No parents would consider taking a child to work with them on a construction site, yet every day children accompany their parents into farm fields and barns.
Lack of child care in rural areas has led some families to reconsider country life and some, lacking alternatives, take children into potentially dangerous situations involving machinery or large animals. The main hindrances to rural child care are distance, lack of suitable facilities, lack of trained care providers and inflexible hours of existing day-care facilities, particularly during farmers' busy seasons. Rural people also have difficulty accessing child care because their assets may disqualify them from government subsidies.
Like everyone else, farmers want their children to be safe, and what's safe for the child is usually safer for the parent in terms of reduced distraction and greater peace of mind.
Relatives and neighbours may have provided child-care help in the past, but today's rural depopulation and scattered families limit that option.
Off-farm employment for one or both parents also influences child care. Commutes to jobs may require an out-of-the-way trip to a day-care centre or babysitter's house.
Families in rural areas need the same access to quality child care that is available in urban areas. But how?
The community of Miami, Man., is a good example of how a community can help rural families with the child-care issue. In 1997, it formed a committee to investigate and confirm need. Then the rural municipality gave a grant of $10,000, two building lots in town and a tax waiver. The credit union provided a pre-approved mortgage. Provincial grants and local fundraising helped raise more money.
The day care and nursery school opened two years ago and now nearby communities are following the example.

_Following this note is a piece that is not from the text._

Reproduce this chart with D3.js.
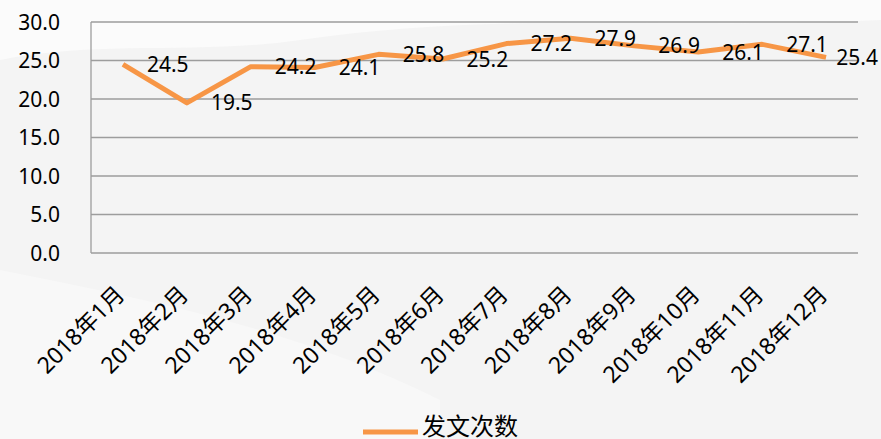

The Miami experience proves rural communities can find solutions to this important problem.
Provincial and federal governments can contribute through grants for building or renovation. Government should also reassess its rules and consider whether farming parents should be assessed for subsidy on the basis of net income, not total assets.
There is also a government role to play in providing adequate training for care providers.
A healthy atmosphere in which to raise children is a common reason people cite when moving into rural areas. Let's make it true for all of our children.